As in most of Ibsen’s problem plays, Ghosts begins at the collective climax in the lives of its characters. The play deals only with the consequences of these past lives and does not need to take place in more than one twenty-four hour vigil. Although the relationships among the characters are close and lifelong, only the crowding of emotions and events within these three acts forces each one to face the truth about himself and about his society.
Unlike A Doll’s House, where there are servants and a sub-plot between Krogstad and Mrs. Linde, only five characters appear in Ghosts. No one is included who has not a place in the main action itself. In this way, an atmosphere of austere grandeur is given to the whole drama providing it with an intensity suggestive of classical plays. Professor Koht describes the play’s further relationship to ancient drama for Greek tragedy, often called the fate, or family drama, shows a tragic flaw inherited through the generations. Ghosts is also a “family tragedy,” he writes, “but it is also a social drama — the ancient tragedy resurrected on modern soil.”

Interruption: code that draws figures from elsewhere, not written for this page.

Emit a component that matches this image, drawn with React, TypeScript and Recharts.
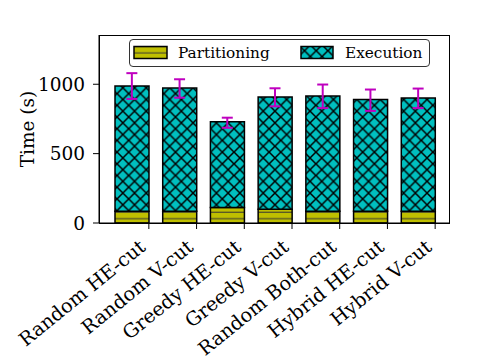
import { ComposedChart, Bar, Line, ErrorBar, XAxis, YAxis } from 'recharts'

const methods = ['Random HE-cut', 'Random V-cut', 'Greedy HE-cut', 'Greedy V-cut', 'Random Both-cut', 'Hybrid HE-cut', 'Hybrid V-cut']
const partitioning = [85, 85, 112, 100, 85, 85, 85]
const execution = [903, 888, 618, 808, 830, 806, 816]
// whisker ends
const errLow = [894, 903, 686, 841, 828, 808, 828]
const errHigh = [1080, 1036, 759, 971, 998, 962, 969]
const yTicks = [0, 500, 1000]

const data = methods.map((name, i) => {
  const total = partitioning[i] + execution[i]
  return {
    name,
    partitioning: partitioning[i],
    execution: execution[i],
    total,
    err: [total - errLow[i], errHigh[i] - total]
  }
})

const FONT = 'DejaVu Serif'
const BAR_SIZE = 34
const CYAN = '#00bfbf'
const OLIVE = '#bfbf00'
const MAGENTA = '#bf00bf'

function Patterns({ prefix }: { prefix: string }) {
  return (
    <defs>
      <pattern id={`${prefix}-cross`} patternUnits="userSpaceOnUse" width={11.7} height={11.7}>
        <rect width={11.7} height={11.7} fill={CYAN} />
        <path d="M0,0 L11.7,11.7 M0,11.7 L11.7,0" stroke="#000" strokeWidth={1.5} />
      </pattern>
      <pattern id={`${prefix}-dash`} patternUnits="userSpaceOnUse" width={6.4} height={6.4}>
        <rect width={6.4} height={6.4} fill={OLIVE} />
        <path d="M0,1.1 L6.4,1.1" stroke="#333" strokeWidth={1} />
      </pattern>
    </defs>
  )
}

// ticks sit at the right edge of each bar, labels tilted
const XTick = (props: any) => {
  const { x, y, payload } = props
  const tx = x + BAR_SIZE / 2
  return (
    <g>
      <line x1={tx} y1={y} x2={tx} y2={y + 6} stroke="#000" strokeWidth={1} />
      <text
        transform={`translate(${tx - 2},${y + 26}) rotate(-39)`}
        textAnchor="end"
        fontSize={19.3}
        fontFamily={FONT}
        fill="#000"
      >
        {payload.value}
      </text>
    </g>
  )
}

const LegendBox = () => (
  <div
    style={{
      position: 'absolute',
      left: 129,
      top: 39,
      width: 301,
      height: 28,
      boxSizing: 'border-box',
      border: '1.2px solid #333',
      borderRadius: 4,
      background: '#fff',
      overflow: 'hidden'
    }}
  >
    <svg width={301} height={28} style={{ position: 'absolute', left: -1, top: -1 }}>
      <Patterns prefix="lg" />
      <rect x={5} y={7.5} width={33} height={12} fill="url(#lg-dash)" stroke="#000" strokeWidth={1.5} />
      <rect x={172} y={7.5} width={32} height={12} fill="url(#lg-cross)" stroke="#000" strokeWidth={1.5} />
      <text x={49} y={19} fontFamily={FONT} fontSize={15.3}>Partitioning</text>
      <text x={216} y={19} fontFamily={FONT} fontSize={15.3}>Execution</text>
    </svg>
  </div>
)

export default function App() {
  return (
    <div style={{ position: 'absolute', left: 0, top: 0, width: 499, height: 360, background: '#fff' }}>
      <ComposedChart width={499} height={360} data={data} margin={{ top: 35, right: 50, left: 0, bottom: 0 }}>
        <Patterns prefix="ch" />
        <XAxis
          dataKey="name"
          height={137}
          padding={{ left: 9, right: 7 }}
          axisLine={{ stroke: '#000', strokeWidth: 1 }}
          tickLine={false}
          tickSize={0}
          tickMargin={0}
          interval={0}
          tick={<XTick />}
        />
        <YAxis
          width={99}
          domain={[0, 1355]}
          ticks={yTicks}
          allowDataOverflow
          axisLine={{ stroke: '#000', strokeWidth: 1 }}
          tickLine={{ stroke: '#000', strokeWidth: 1 }}
          tickSize={6}
          tickMargin={8}
          tick={{ fontSize: 18.5, fontFamily: FONT, fill: '#000' }}
          label={{ value: 'Time (s)', angle: -90, position: 'insideLeft', offset: 27, style: { fontSize: 18.5, fontFamily: FONT, fill: '#000', textAnchor: 'middle' } }}
        />
        <Bar dataKey="partitioning" stackId="a" barSize={BAR_SIZE} fill="url(#ch-dash)" stroke="#000" strokeWidth={1.5} isAnimationActive={false} />
        <Bar dataKey="execution" stackId="a" barSize={BAR_SIZE} fill="url(#ch-cross)" stroke="#000" strokeWidth={1.5} isAnimationActive={false} />
        <Line dataKey="total" stroke="none" dot={false} activeDot={false} legendType="none" isAnimationActive={false}>
          <ErrorBar dataKey="err" direction="y" width={5.5} stroke={MAGENTA} strokeWidth={2} />
        </Line>
      </ComposedChart>
      {/* axes frame (top and right spines) */}
      <div style={{ position: 'absolute', left: 99, top: 35, width: 351, height: 189, boxSizing: 'border-box', border: '1px solid #000', pointerEvents: 'none' }} />
      <LegendBox />
    </div>
  )
}
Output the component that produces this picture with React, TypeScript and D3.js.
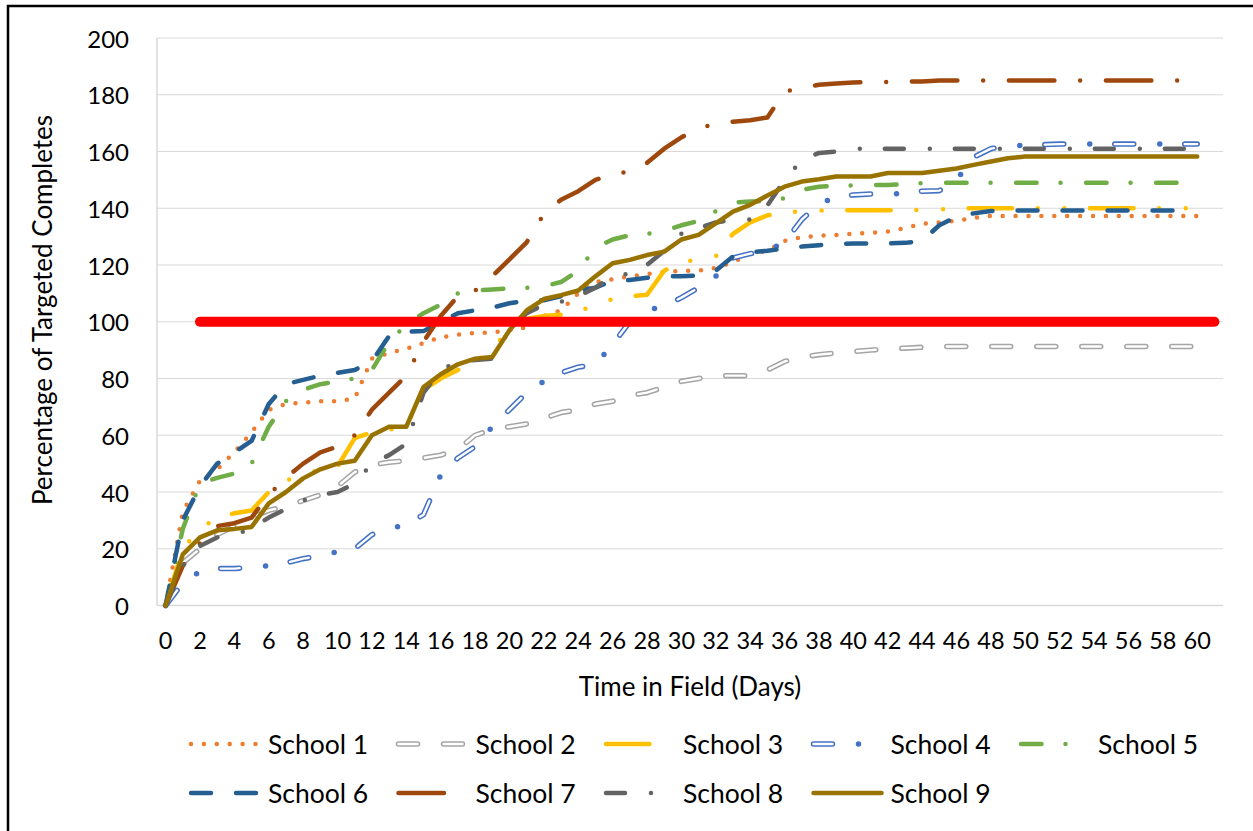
import React from 'react';
import * as d3 from 'd3';

// Categories (days in field); the axis has one extra category (61) used by the target line
const DAYS = d3.range(0, 62);
const X_TICK_LABELS = [0, 2, 4, 6, 8, 10, 12, 14, 16, 18, 20, 22, 24, 26, 28, 30, 32, 34, 36, 38, 40, 42, 44, 46, 48, 50, 52, 54, 56, 58, 60];
const Y_TICK_LABELS = [0, 20, 40, 60, 80, 100, 120, 140, 160, 180, 200];

const TARGET_VALUE = 100;
const TARGET_FROM = 2;
const TARGET_TO = 61;

const SCHOOL_1 = [0, 33, 44, 48, 54, 61, 69, 71, 71.5, 72, 72, 73, 87, 89, 90.5, 92.5, 94.5, 95.5, 96, 96.2, 97, 98, 102, 104, 110, 114, 115, 116, 116.8, 117.5, 118, 118, 119, 121, 124, 125, 128.5, 129.8, 130.3, 130.6, 131, 131.3, 131.8, 133, 134.5, 135, 135.6, 136.6, 137.3, 137.3, 137.3, 137.3, 137.3, 137.3, 137.3, 137.3, 137.3, 137.3, 137.3, 137.3, 137.3];
const SCHOOL_2 = [0, 15, 20, 25, 28, 31, 33.5, 35, 37, 39, 42, 47, 49.5, 50.5, 51, 52, 53, 55, 60, 62, 63, 64, 66, 68, 69, 71, 72, 74, 75, 77, 79, 80, 81, 81, 81, 83, 86, 87.5, 88.4, 89, 89.5, 90, 90.4, 90.7, 91, 91.3, 91.3, 91.3, 91.3, 91.3, 91.3, 91.3, 91.3, 91.3, 91.3, 91.3, 91.3, 91.3, 91.3, 91.3, 91.3];
const SCHOOL_3 = [0, 20, 27, 31, 32.5, 33.5, 40, 44, 46, 48, 49, 59, 61, 62, 63, 76, 80, 83, 86, 90, 98, 101, 102, 102.5, 103.5, 106, 108, 109, 109.5, 118, 121, 122, 123, 131, 135, 137.5, 138.3, 139, 139.2, 139.3, 139.3, 139.3, 139.3, 139.4, 139.4, 139.5, 140, 140, 140, 140, 140, 140, 140, 140, 140, 140, 140, 140, 140, 140, 140];
const SCHOOL_4 = [0, 8, 12, 13, 13, 13.5, 14, 15, 16.5, 17.5, 19, 20, 25, 27, 28.5, 32, 46, 52, 56, 63, 69, 75, 79, 82, 84, 85, 92, 100, 104, 105.5, 108.5, 112, 116, 122.5, 124, 125, 128, 136, 141.5, 144, 144.7, 145, 145, 145.3, 146, 146.2, 150, 158, 161, 162, 162.2, 162.4, 162.6, 162.6, 162.6, 162.6, 162.6, 162.6, 162.6, 162.6, 162.6];
const SCHOOL_5 = [0, 27, 43, 45, 46.5, 50, 63, 72, 76, 78, 79, 80, 83, 93, 99, 103, 106, 110, 111, 111.4, 111.7, 112, 112.5, 114, 118, 126, 129, 130.5, 131, 132, 134, 135.5, 139, 142, 142.4, 142.5, 143.5, 146.5, 147.6, 147.9, 148, 148.2, 148.2, 148.5, 148.8, 149, 149, 149, 149, 149, 149, 149, 149, 149, 149, 149, 149, 149, 149, 149, 149];
const SCHOOL_6 = [0, 30, 42, 50, 54, 58, 71, 78, 79.5, 81, 82, 83, 86, 95, 96.5, 96.7, 100, 103, 104, 105, 106.5, 107.5, 107.6, 109, 111, 112, 114.5, 114.7, 115.5, 116, 116, 116.3, 118, 123, 124.5, 125, 125.8, 126.5, 127, 127.3, 127.6, 127.6, 127.6, 127.8, 128.5, 134, 137, 138.2, 139, 139.2, 139.2, 139.2, 139.2, 139.2, 139.2, 139.2, 139.2, 139.2, 139.2, 139.2, 139.2];
const SCHOOL_7 = [0, 14, 22, 28, 29, 31, 39, 45, 50, 54, 56, 60, 69, 75, 81, 93, 102, 109, 111, 116, 122, 128, 138, 143, 146, 150, 152, 153, 156, 161, 165, 168, 170, 170.5, 171, 172, 181, 182.5, 183.5, 184, 184.3, 184.5, 184.5, 184.7, 184.7, 185, 185, 185, 185, 185, 185, 185, 185, 185, 185, 185, 185, 185, 185, 185, 185];
const SCHOOL_8 = [0, 14, 21, 24, 25, 27, 31, 34, 37, 39, 40, 43, 50, 53, 57, 75, 83, 86, 86.5, 87, 97, 103, 106, 107, 109, 112, 116, 117, 120, 125, 131, 133, 135, 136, 136, 141, 150, 157, 159.5, 160, 161, 161, 161, 161, 161, 161, 161, 161, 161, 161, 161, 161, 161, 161, 161, 161, 161, 161, 161, 161, 161];
const SCHOOL_9 = [0, 18, 24, 26.5, 27, 27.7, 36, 40, 44.8, 48, 50, 51, 60, 63, 63, 77, 81.5, 85, 87, 87.6, 97, 104, 108, 109.4, 111, 116, 120.6, 121.8, 123.5, 124.7, 129, 130.6, 134.7, 138.8, 141.2, 144.5, 147.6, 149.4, 150.2, 151.2, 151.2, 151.2, 152.4, 152.4, 152.4, 153.2, 154, 155.3, 156.5, 157.6, 158.2, 158.2, 158.2, 158.2, 158.2, 158.2, 158.2, 158.2, 158.2, 158.2, 158.2];

type Series = {
  name: string;
  values: number[];
  color: string;
  dash: string | null;
  innerDash?: string | null;
  outlined?: boolean;
};

const SERIES: Series[] = [
  { name: 'School 1', values: SCHOOL_1, color: '#ED7D31', dash: '0 12.9' },
  { name: 'School 2', values: SCHOOL_2, color: '#A5A5A5', dash: '19 26', outlined: true, innerDash: '19 26' },
  { name: 'School 3', values: SCHOOL_3, color: '#FFC000', dash: '43.5 25.6 0 26.7 0 25.6' },
  { name: 'School 4', values: SCHOOL_4, color: '#4472C4', dash: '19 26 0 25', outlined: true, innerDash: '19 51' },
  { name: 'School 5', values: SCHOOL_5, color: '#70AD47', dash: '20.5 24 0 25.5' },
  { name: 'School 6', values: SCHOOL_6, color: '#255E91', dash: '20 25' },
  { name: 'School 7', values: SCHOOL_7, color: '#9E480E', dash: '45.5 25.75 0 25.75' },
  { name: 'School 8', values: SCHOOL_8, color: '#636363', dash: '19 26 0 25' },
  { name: 'School 9', values: SCHOOL_9, color: '#997300', dash: null },
];

const FONT = 'Lato, "Open Sans", sans-serif';
const W = 1253;
const H = 831;
const PLOT = { left: 157, right: 1223, top: 38, bottom: 605.5 };

export default function App() {
  const x = d3.scalePoint<number>().domain(DAYS).range([PLOT.left, PLOT.right]).padding(0.5);
  const y = d3.scaleLinear().domain([0, 200]).range([PLOT.bottom, PLOT.top]);
  const line = d3
    .line<number>()
    .x((_, i) => x(i) as number)
    .y((v) => y(v));

  const lineW = 4.5;

  const renderStroke = (s: Series, d: string, key: string) => {
    if (s.outlined) {
      return (
        <g key={key}>
          <path d={d} fill="none" stroke={s.color} strokeWidth={5.5} strokeDasharray={s.dash || undefined} strokeLinecap="round" strokeLinejoin="round" />
          <path d={d} fill="none" stroke="#FFFFFF" strokeWidth={2.4} strokeDasharray={s.innerDash || undefined} strokeLinecap="round" strokeLinejoin="round" />
        </g>
      );
    }
    return (
      <path key={key} d={d} fill="none" stroke={s.color} strokeWidth={lineW} strokeDasharray={s.dash || undefined} strokeLinecap="round" strokeLinejoin="round" />
    );
  };

  const legendRows = [SERIES.slice(0, 5), SERIES.slice(5)];
  const legendY = [744, 793];
  const legendX0 = 191;
  const legendStep = 207.5;
  const sampleLen = 68;

  return (
    <svg width={W} height={H} style={{ position: 'absolute', left: 0, top: 0, background: '#fff' }} fontFamily={FONT}>
      <rect x={0} y={0} width={W} height={H} fill="#fff" />
      {/* outer frame */}
      <path d={`M8,${H + 5} L8,6 L${W + 5},6`} fill="none" stroke="#000" strokeWidth={2.5} />

      {/* gridlines */}
      {Y_TICK_LABELS.filter((v) => v > 0).map((v) => (
        <line key={v} x1={PLOT.left} x2={PLOT.right} y1={y(v)} y2={y(v)} stroke="#D9D9D9" strokeWidth={1.2} />
      ))}
      {/* axes */}
      <line x1={PLOT.left} x2={PLOT.right} y1={y(0)} y2={y(0)} stroke="#D9D9D9" strokeWidth={1.5} />
      <line x1={PLOT.left} x2={PLOT.left} y1={PLOT.top} y2={y(0)} stroke="#D9D9D9" strokeWidth={1.5} />

      {/* y tick labels */}
      {Y_TICK_LABELS.map((v) => (
        <text key={v} x={129} y={y(v)} textAnchor="end" dominantBaseline="central" fontSize={24} fill="#000">
          {v}
        </text>
      ))}
      {/* x tick labels */}
      {X_TICK_LABELS.map((d) => (
        <text key={d} x={x(d)} y={640} textAnchor="middle" dominantBaseline="central" fontSize={23.5} fill="#000">
          {d}
        </text>
      ))}

      {/* axis titles */}
      <text x={690} y={686} textAnchor="middle" dominantBaseline="central" fontSize={26} fill="#000">
        Time in Field (Days)
      </text>
      <text transform="translate(42,310) rotate(-90)" textAnchor="middle" dominantBaseline="central" fontSize={26} fill="#000">
        Percentage of Targeted Completes
      </text>

      {/* series */}
      {SERIES.map((s, i) => renderStroke(s, line(s.values) as string, 's' + i))}

      {/* target line */}
      <line x1={x(TARGET_FROM)} x2={x(TARGET_TO)} y1={y(TARGET_VALUE)} y2={y(TARGET_VALUE)} stroke="#FF0000" strokeWidth={10} strokeLinecap="round" />

      {/* legend */}
      {legendRows.map((row, r) =>
        row.map((s, c) => {
          const x0 = legendX0 + legendStep * c;
          const ly = legendY[r];
          return (
            <g key={s.name}>
              {renderStroke(s, `M${x0},${ly} L${x0 + sampleLen},${ly}`, 'l' + s.name)}
              <text x={x0 + 77} y={ly} dominantBaseline="central" fontSize={26.5} fill="#000">
                {s.name}
              </text>
            </g>
          );
        })
      )}
    </svg>
  );
}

Captain Alving’s character bears this out. The source of the hereditary flaw which destroys his children, his presence pervades each scene of Ghosts. As each living character illuminates the nature of the diseased profligate, he finally stands as clearly and as well-drawn to the audience as if he were constantly active on stage. Almost as a “secondary” protagonist, Alving undergoes a change of character until he is presented to the spectator as an individual whom society has wronged. Finally, when Mrs. Alving recognizes how she destroyed his “joy of life,” the dead husband is no longer a ghost, but a humanized victim of the social conventions.